Page Two BY LOUIS BLACK
July 12, 2002: Okay, so I decided I wasn't going to write about
the Hole in the Wall and I was going to go on one of the last days
it was open. Classically, I am writing and I didn't go. So much
of what has been written about the Hole has been about its home
as a music venue. I remember it as a bar. Not that I didn't hear
lots of great music there, but it's stuck in my memory in other
ways. There was a time when there was precious little money at the
Chronicle , staff were ill-paid, and the day's mail was hurriedly
opened to see if there were any checks, any checks at all. This
went on for an agonizingly long time. Sure, every year there was
more money, but every year there were more expenses. One of the
ways we survived was through trade. We ran ads for bars and restaurants
that paid us in credit. The Hole was within walking distance of
our third office on 29th Street, where we were housed from the mid-Eighties
through '91. We had trade there. This was good. Many of us had met
in the UT RTF Department. The Hole was across the street. We were
very familiar with the place.
When our office first moved, we were biweekly. Every other week,
after the issue came out, we adjourned to some bar to drink. Often
it was the Hole. In the early days, we'd take up a table or two,
eating and drinking until we wandered incoherently home. There were
a lot of tough times, and in many ways, aside from the paper itself,
this was a reward. A lot of oft-told stories decorate that past.

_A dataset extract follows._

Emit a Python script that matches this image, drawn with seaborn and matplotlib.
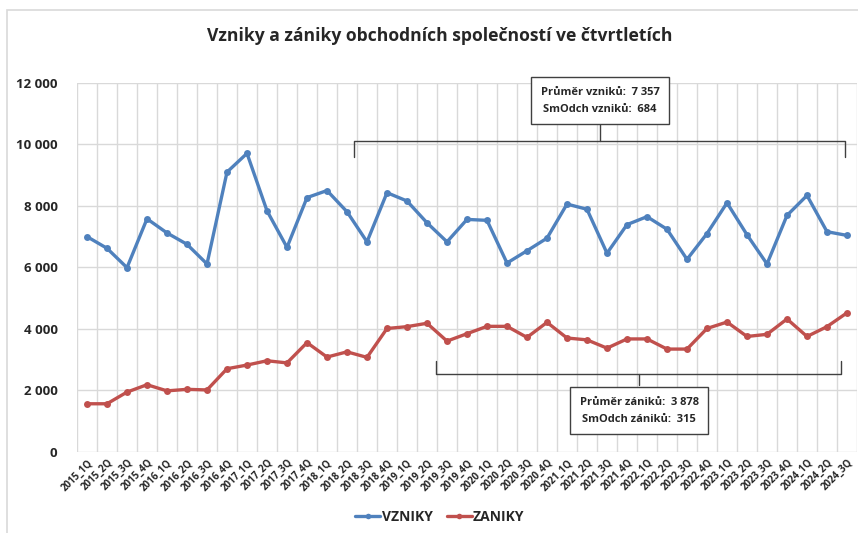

I'd tell any number, but Michael Corcoran and Brent Grulke have
garnered way too much ink over the years.
One time, Chronicle Publisher Nick Barbaro and I went to have a
few drinks together. We ran into an RTF graduate student friend
and a pal of hers. We drank together for quite a while. They left.
Nick and I decided we should give them a ride home. We drove down
Guadalupe and picked them up. This was relatively easy because Barbaro
was driving on the sidewalk. We took them to the pal's house. Eventually,
her male companion came home. We were undoubtedly a pretty disgusting
sight. He showed the appropriate expression. I grabbed a Chronicle
off the coffee table, opened to the staff box, pointed at our names,
and said, "We're not just any drunken assholes, we're these drunken
assholes." Then we left.
Another time I invited a potential Chronicle writer to the Hole
in the Wall on a Saturday night. I was romantically interested;
she thought it was a business meeting. Awkward and uncomfortable,
I poured back drinks like I was relieving a drought. Just a few
years back, someone asked my wife and I about our first real date
(we had known each other casually for years). I claimed it was a
screening at the opening of the Riverside Cinema (now closed). She
said that, no, it was at the Hole in the Wall. I insisted. She persevered.
Finally, through a scattering of murdered brain cells, the memory
returned.
The years passed, the paper did better, the staff grew, we went
weekly. But the Hole was still ritual. One day after the paper had
come back, we went over to drink. We commandeered almost every table
in the place. What a party! Management sweetly and tactically suggested
that our staff had perhaps grown too large to continue this ritual,
since we left no room for paying customers. We appreciated their
concerns. This never stopped us from drinking, eating, and listening
to music at the Hole -- just the magnitude of the ritual changed.
It took the inflated real estate market in Austin to kill the Hole.
We mourn its passing and celebrate its memory.